Culture

Dans la jungle de l’autisme

La bande dessinée "Jungle" offre une plongée en mots et en images dans une réalité longtemps restée dans l’ombre, celle de l’autisme au féminin.

Publié le: 23 avril 2025

Mis à jour le: 23 avril 2025

Par: Valentine De Muylder

3 min

BD "Jungle, une traversée de l’autisme au féminin"

Illustration: © Fanny Modena

Gabi a 26 ans lorsqu’elle apprend qu’elle est autiste. Un diagnostic qui l’effraie autant qu’il la libère, parce qu’elle comprend enfin ce qu’elle a cherché à masquer pendant toutes ces années : pourquoi elle a toujours "navigué un peu de travers", pourquoi on la trouve si souvent "bizarre"…  

Née de l’imagination d’Adélaïde Barat Magan et Justine Langlois, deux autrices elles-mêmes diagnostiquées autistes à l’âge adulte, la narratrice nous ouvre les portes de sa vie intérieure. Elle raconte son enfance parsemée d’obstacles invisibles, les rituels qui la rassurent, ses expériences amoureuses et ses premiers pas compliqués dans le monde du travail… Plein de symboles et de poésie, le dessin de Fanny Modena aide à saisir ce qui échappe aux mots et à se glisser dans l’esprit de Gabi, qu’elle compare à "une jungle, envahissante et indomptable". 
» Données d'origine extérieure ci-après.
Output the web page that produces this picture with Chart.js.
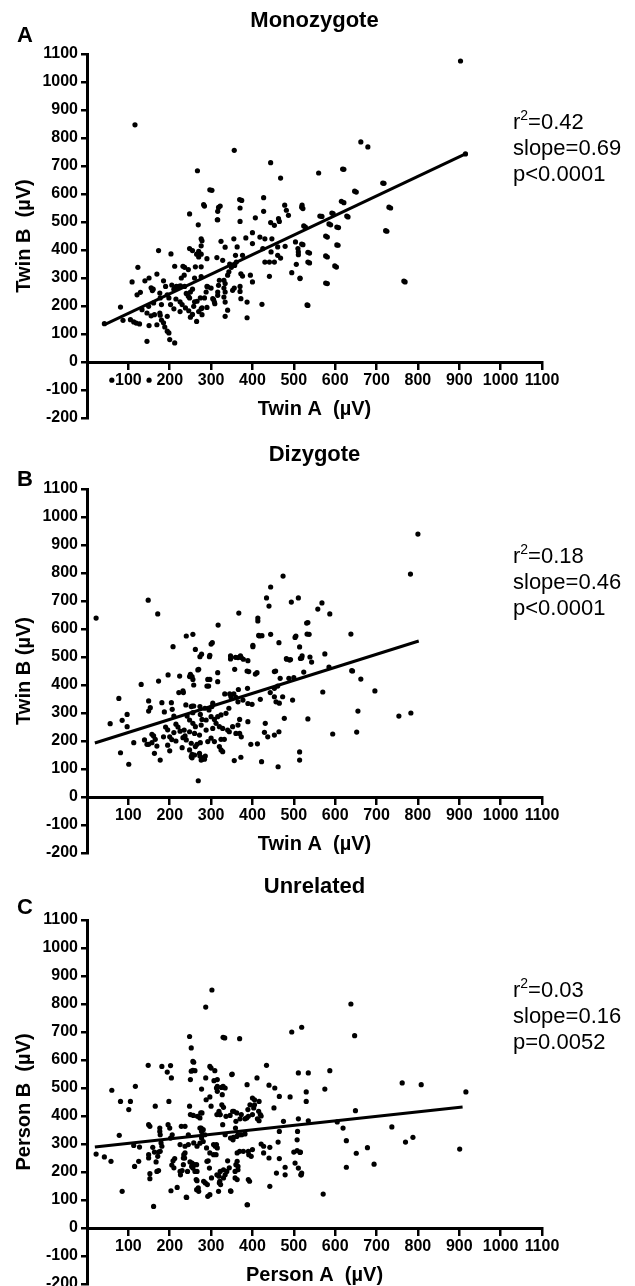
<!DOCTYPE html>
<html>
<head>
<meta charset="utf-8">
<script src="https://cdn.jsdelivr.net/npm/chart.js@4"></script>
<style>
  body { margin: 0; background: #fff; overflow: hidden; }
  #wrap { position: relative; width: 635px; height: 1286px; }
  canvas { position: absolute; left: 0; }
</style>
</head>
<body>
<div id="wrap">
  <canvas id="panelA" width="635" height="440" style="top:0px"></canvas>
  <canvas id="panelB" width="635" height="440" style="top:430px"></canvas>
  <canvas id="panelC" width="635" height="440" style="top:862px"></canvas>
</div>
<script>
// values, [Twin A, Twin B] in µV
const monoPoints = [
  [42,137],[81,196],[87,149],[105,151],[113,143],[119,139],[127,136],[123,338],[109,286],[129,249],[121,240],[145,74],
  [149,199],[145,175],[133,187],[161,211],[163,169],[169,133],[176,175],[177,167],[176,246],[177,229],[180,205],[173,398],
  [169,314],[194,240],[198,229],[202,205],[194,163],[198,104],[194,110],[200,80],[212,68],[203,386],[212,342],[232,342],
  [236,338],[216,270],[222,270],[226,272],[236,270],[240,245],[245,235],[248,229],[238,193],[246,183],[258,199],[266,217],
  [274,229],[248,529],[269,490],[278,433],[248,405],[255,398],[290,270],[300,264],[278,193],[290,195],[278,169],[282,562],
  [315,508],[267,683],[297,615],[306,223],[140,290],[150,300],[155,265],[158,255],[185,290],[190,270],[205,275],[210,260],
  [215,225],[225,215],[230,205],[250,250],[255,260],[260,300],[262,340],[265,385],[270,375],[270,395],[245,330],[228,300],
  [235,310],[180,150],[185,140],[188,125],[210,190],[225,180],[255,170],[265,145],[270,180],[150,130],[155,165],[160,260],
  [260,215],[250,160],[60,-65],[150,-65],[116,847],
  [356,756],[444,712],[468,657],[560,675],[621,688],[662,786],[679,768],[302,613],[284,557],[318,552],[322,557],[316,538],
  [316,508],[374,577],[370,550],[370,502],[427,587],[427,538],[407,515],[444,498],[453,488],[463,512],[465,502],[482,542],
  [487,524],[520,560],[522,548],[528,482],[568,520],[589,490],[595,530],[608,480],[615,574],[621,569],[631,518],[651,607],
  [718,638],[734,550],[725,467],[769,286],[276,440],[276,415],[276,385],[276,340],[276,305],[276,190],[290,369],[314,373],
  [324,431],[334,410],[328,363],[355,440],[363,411],[359,381],[361,357],[357,345],[376,381],[372,315],[376,307],[384,443],
  [400,462],[400,423],[395,310],[400,286],[418,446],[430,440],[447,440],[425,405],[430,357],[441,357],[453,357],[441,306],
  [445,393],[461,411],[461,381],[468,371],[479,413],[504,429],[510,405],[511,393],[511,383],[522,419],[506,349],[495,319],
  [515,298],[538,389],[538,354],[534,202],[581,446],[581,375],[603,339],[607,417],[581,280],[423,206],[387,214],[387,158],
  [370,270],[370,252],[372,226],[356,264],[352,256],[345,350],[349,338],[340,310],[343,322],[331,292],[334,280],[331,264],
  [334,250],[331,232],[334,214],[340,185],[334,163],[320,292],[318,274],[316,250],[316,238],[308,214],[309,208],[304,226],
  [292,268],[288,250],[284,229],[903,1075],[915,743],[618,689],[715,639],[647,610],[519,553],[563,521],[592,532],[628,521],
  [585,493],[604,482],[730,553],[722,469],[524,486],[519,421],[534,392],[534,357],[577,450],[577,379],[604,418],[599,343],
  [577,282],[532,204],[766,289],[515,300],[369,580],[478,560]
];
const diPoints = [
  [22,639],[148,703],[171,654],[317,614],[367,657],[413,639],[413,629],[434,711],[440,682],[444,750],[474,789],[494,696],
  [511,711],[531,621],[558,671],[568,693],[587,654],[800,939],[782,796],[532,582],[638,582],[514,536],[519,496],[539,500],
  [543,482],[575,511],[585,464],[524,446],[642,450],[662,421],[570,375],[696,379],[655,307],[534,279],[754,289],[783,300],
  [594,225],[652,232],[514,161],[514,132],[417,575],[423,576],[444,581],[464,551],[503,570],[516,495],[483,492],[490,489],
  [640,451],[453,448],[488,424],[467,424],[477,281],[462,108],[422,126],[356,130],[372,142],[269,58],[389,269],[431,263],
  [429,231],[437,215],[453,221],[464,233],[396,188],[412,190],[240,575],[262,527],[300,546],[273,501],[296,501],[347,493],
  [359,499],[373,498],[378,492],[389,487],[401,537],[357,456],[391,448],[407,439],[316,444],[316,412],[292,420],[290,396],
  [268,454],[248,430],[256,420],[258,400],[233,373],[224,432],[333,368],[345,368],[355,368],[360,356],[366,384],[388,388],
  [365,340],[377,346],[389,334],[399,331],[419,349],[443,373],[453,388],[461,396],[453,358],[457,340],[465,335],[473,358],
  [497,346],[239,329],[252,323],[258,325],[273,323],[285,317],[295,311],[304,335],[302,323],[316,287],[324,293],[336,299],
  [348,358],[343,317],[248,275],[256,263],[262,251],[276,257],[288,275],[300,287],[308,277],[312,263],[320,251],[235,239],
  [248,233],[260,227],[272,221],[288,239],[304,245],[328,245],[340,239],[344,233],[352,251],[360,227],[369,227],[373,215],
  [365,257],[369,277],[240,204],[252,192],[262,180],[248,168],[252,144],[260,150],[272,156],[276,132],[284,135],[292,198],
  [300,210],[308,198],[324,206],[332,206],[320,180],[324,168],[328,162],[256,581],[208,537],[196,436],[173,414],[131,402],
  [77,352],[56,262],[85,274],[97,295],[97,251],[81,158],[101,117],[113,194],[139,204],[149,343],[153,319],[149,307],
  [157,224],[161,218],[165,206],[145,188],[149,188],[157,194],[169,182],[163,156],[177,132],[181,337],[187,304],[204,337],
  [206,313],[210,289],[222,373],[232,379],[242,289],[232,212],[230,176],[237,218],[254,325],[256,301],[274,295],[278,277],
  [250,438],[254,430],[266,188],[274,194],[273,146],[278,135],[282,141],[286,146],[254,152],[254,140],[270,456],[277,510],
  [297,420],[294,396],[297,506],[303,551],[190,250],[195,240],[200,215],[205,205],[210,230],[215,260],[220,250],[225,235],
  [185,215],[195,185],[200,165],[215,200],[347,504],[365,498],[371,504],[387,450],[411,444],[401,542],[415,577],[482,494],
  [492,491],[505,575],[534,623],[537,581],[520,504],[456,450],[500,426]
];
const unrelPoints = [
  [22,264],[42,254],[58,238],[60,492],[78,331],[85,131],[81,452],[105,452],[101,423],[117,506],[113,295],[127,289],
  [115,220],[125,238],[149,369],[152,363],[148,581],[149,262],[149,250],[152,194],[152,176],[161,77],[159,288],[163,271],
  [167,236],[171,256],[165,435],[173,271],[177,274],[176,357],[176,345],[177,333],[179,304],[181,292],[169,202],[173,205],
  [181,577],[194,557],[202,580],[204,536],[198,452],[196,369],[200,357],[206,333],[202,321],[205,225],[208,240],[210,215],
  [212,248],[203,133],[218,145],[226,190],[230,205],[228,363],[234,262],[236,250],[240,110],[248,684],[252,643],[250,530],
  [252,560],[248,435],[250,405],[258,592],[261,562],[258,304],[266,292],[254,232],[256,214],[260,226],[266,202],[266,169],
  [269,143],[270,131],[273,393],[278,411],[276,357],[281,351],[282,167],[286,161],[288,458],[290,238],[297,577],[300,571],
  [300,435],[297,268],[306,262],[292,113],[297,119],[315,530],[313,500],[313,298],[315,286],[319,417],[321,405],[319,185],
  [321,167],[323,155],[327,476],[333,679],[334,500],[340,240],[344,215],[348,131],[350,548],[355,417],[353,315],[359,357],
  [365,333],[369,676],[369,274],[365,220],[365,208],[363,173],[373,405],[386,393],[389,423],[387,83],[391,262],[397,256],
  [387,512],[393,167],[403,429],[405,440],[411,536],[415,417],[419,405],[302,850],[287,789],[638,800],[647,687],[495,700],
  [519,717],[256,595],[256,563],[329,681],[287,536],[309,562],[307,526],[315,506],[325,502],[329,506],[351,550],[277,496],
  [297,468],[315,488],[434,581],[440,510],[454,500],[465,470],[491,468],[511,554],[535,554],[587,562],[575,496],[530,486],
  [530,452],[649,419],[762,518],[808,512],[737,361],[770,307],[788,324],[627,312],[651,267],[678,287],[694,228],[627,217],
  [619,357],[605,379],[571,121],[535,383],[511,390],[509,345],[508,315],[508,276],[500,271],[516,271],[503,232],[511,214],
  [517,190],[519,196],[479,217],[479,190],[465,248],[465,345],[475,381],[452,429],[462,307],[458,196],[442,288],[440,250],
  [427,268],[442,149],[427,292],[421,300],[400,464],[405,458],[416,452],[412,390],[416,383],[421,400],[394,440],[390,399],
  [400,405],[382,390],[370,390],[360,381],[352,417],[362,411],[336,399],[346,402],[314,405],[322,405],[330,431],[326,440],
  [382,336],[370,333],[362,327],[354,324],[347,321],[374,333],[390,274],[400,280],[378,274],[363,268],[358,179],[363,238],
  [360,226],[390,173],[388,83],[347,133],[358,202],[318,131],[320,161],[322,202],[330,208],[338,202],[334,190],[330,179],
  [293,240],[296,214],[301,179],[291,155],[265,226],[261,202],[264,173],[265,137],[241,109],[237,268],[233,250],[233,226],
  [243,202],[249,236],[253,220],[225,202],[225,298],[245,298],[273,357],[277,345],[277,321],[281,309],[285,333],[289,286],
  [273,303],[257,402],[267,399],[275,411],[237,363],[245,333],[237,292],[310,292],[306,298],[312,262],[314,190],[328,369],
  [334,333],[916,486],[901,282],[515,270],[518,190]
];

// regression line end points
const monoFit = [[45,135],[915,743]];
const diFit = [[19,193],[802,557]];
const unrelFit = [[19,289],[908,432]];

const monoStats = ['r|2|=0.42', 'slope=0.69', 'p<0.0001'];
const diStats = ['r|2|=0.18', 'slope=0.46', 'p<0.0001'];
const unrelStats = ['r|2|=0.03', 'slope=0.16', 'p=0.0052'];

const FONT = 'Arial, "Liberation Sans", Helvetica, sans-serif';

// panel letter and the r2 / slope / p text on the right
const panelText = {
  id: 'panelText',
  afterDraw(chart, args, opts) {
    const ctx = chart.ctx;
    ctx.save();
    ctx.fillStyle = '#000';
    ctx.textBaseline = 'middle';
    ctx.textAlign = 'left';
    ctx.font = 'bold 22px ' + FONT;
    ctx.fillText(opts.letter, 17, opts.letterY);
    opts.stats.forEach((line, i) => {
      const y = opts.statsY + i * 26;
      let x = 513;
      line.split('|').forEach((part, j) => {
        const sup = j === 1;
        ctx.font = (sup ? '14px ' : '22px ') + FONT;
        ctx.fillText(part, x, sup ? y - 7 : y);
        x += ctx.measureText(part).width;
      });
    });
    ctx.restore();
  }
};

function tickFont() { return { family: FONT, size: 16, weight: 'bold' }; }

function makePanel(id, p) {
  new Chart(document.getElementById(id), {
    type: 'scatter',
    data: {
      datasets: [
        {
          data: p.points.map(d => ({ x: d[0], y: d[1] })),
          pointRadius: 2.6,
          pointHoverRadius: 2.6,
          backgroundColor: '#000',
          borderWidth: 0
        },
        {
          data: p.fit.map(d => ({ x: d[0], y: d[1] })),
          showLine: true,
          pointRadius: 0,
          borderColor: '#000',
          borderWidth: 3
        }
      ]
    },
    options: {
      responsive: false,
      animation: false,
      events: [],
      layout: { padding: { left: 0, right: 93, top: 0, bottom: p.bottom } },
      plugins: {
        legend: { display: false },
        tooltip: { enabled: false },
        title: {
          display: true,
          text: p.title,
          fullSize: false,
          color: '#000',
          font: { family: FONT, size: 22, weight: 'bold' },
          padding: { top: p.titleTop, bottom: p.titleBottom }
        },
        panelText: { letter: p.letter, letterY: p.letterY, stats: p.stats, statsY: p.statsY }
      },
      scales: {
        x: {
          type: 'linear',
          min: 0,
          max: 1100,
          position: { y: 0 },
          ticks: {
            stepSize: 100,
            autoSkip: false,
            maxRotation: 0,
            color: '#000',
            font: tickFont(),
            callback: v => (v === 0 ? '' : String(v))
          },
          grid: { drawOnChartArea: false, drawTicks: true, tickLength: 6, lineWidth: 2.5, color: '#000' },
          border: { display: true, width: 3, color: '#000' },
          title: {
            display: true,
            text: p.xTitle,
            color: '#000',
            font: { family: FONT, size: 20, weight: 'bold' },
            padding: { top: 4, bottom: 4 }
          }
        },
        y: {
          min: -200,
          max: 1100,
          ticks: {
            stepSize: 100,
            color: '#000',
            font: tickFont(),
            callback: v => String(v)
          },
          grid: { drawOnChartArea: false, drawTicks: true, tickLength: 6, lineWidth: 2.5, color: '#000' },
          border: { display: true, width: 3, color: '#000' },
          title: {
            display: true,
            text: p.yTitle,
            color: '#000',
            font: { family: FONT, size: 20, weight: 'bold' },
            padding: { top: 12, bottom: 0 }
          },
          afterFit: s => { s.width = 87; }
        }
      }
    },
    plugins: [panelText]
  });
}

makePanel('panelA', {
  points: monoPoints, fit: monoFit, stats: monoStats, statsY: 123,
  title: 'Monozygote', titleTop: 8, titleBottom: 19.6, bottom: 22,
  letter: 'A', letterY: 36,
  xTitle: 'Twin A  (µV)', yTitle: 'Twin B  (µV)'
});
makePanel('panelB', {
  points: diPoints, fit: diFit, stats: diStats, statsY: 127,
  title: 'Dizygote', titleTop: 12, titleBottom: 20.6, bottom: 17,
  letter: 'B', letterY: 50,
  xTitle: 'Twin A  (µV)', yTitle: 'Twin B (µV)'
});
makePanel('panelC', {
  points: unrelPoints, fit: unrelFit, stats: unrelStats, statsY: 129,
  title: 'Unrelated', titleTop: 12, titleBottom: 19.6, bottom: 18,
  letter: 'C', letterY: 46,
  xTitle: 'Person A  (µV)', yTitle: 'Person B  (µV)'
});
</script>
</body>
</html>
Les femmes sous-diagnostiquées

Les troubles du spectre de l’autisme sont des troubles neurodéveloppementaux de mieux en mieux compris. Pourtant, ils demeurent encore sous-diagnostiqués chez les femmes. Non seulement en raison de tests inadaptés, conçus par et pour des hommes, mais aussi des spécificités de l’autisme au féminin. "Ce qui diffère, résume Gabi, c’est la manière dont certaines caractéristiques autistiques s’expriment selon le genre, c’est-à-dire selon ce que la société impose aux femmes. Les femmes sont poussées à avoir une très forte capacité à masquer et à s’adapter. Leurs émotions doivent être contenues, elles apprennent dès le plus jeune âge à ne pas faire de vagues". Les conséquences sociales de l’autisme peuvent donc se faire plus discrètes chez les femmes, plus enclines à mettre en place des stratégies pour compenser leurs difficultés à décoder les pensées ou les émotions des autres. 

Un cerveau qui danse à son propre rythme

Parce que sa démarche est à la fois artistique et didactique, cette bande dessinée s’adresse autant aux personnes concernées par l’autisme qu’aux personnes curieuses de comprendre ce trouble au-delà des stéréotypes. Car les clichés restent tenaces, et les personnes autistes sont sans cesse amenées à devoir expliquer leur trouble invisible, mais néanmoins handicapant. 

Gabi déconstruit ainsi, une à une, les croyances et remarques les plus courantes auxquelles elle est confrontée : "T’as pas l’air autiste !", "Tu serais pas juste un peu hypersensible ?", "Et alors, t’as un QI de combien ?"... Pour tenter de mettre des mots simples sur sa différence, la jeune femme compare l’autisme à une "impro de jazz" au milieu de l’"orchestre millimétré" qu’est notre société : "Ça ne rend pas ma mélodie moins belle ! Juste unique et… euh… plus singulière. En gros, l’autisme c’est un cerveau qui danse sur son propre air et surtout à son propre rythme".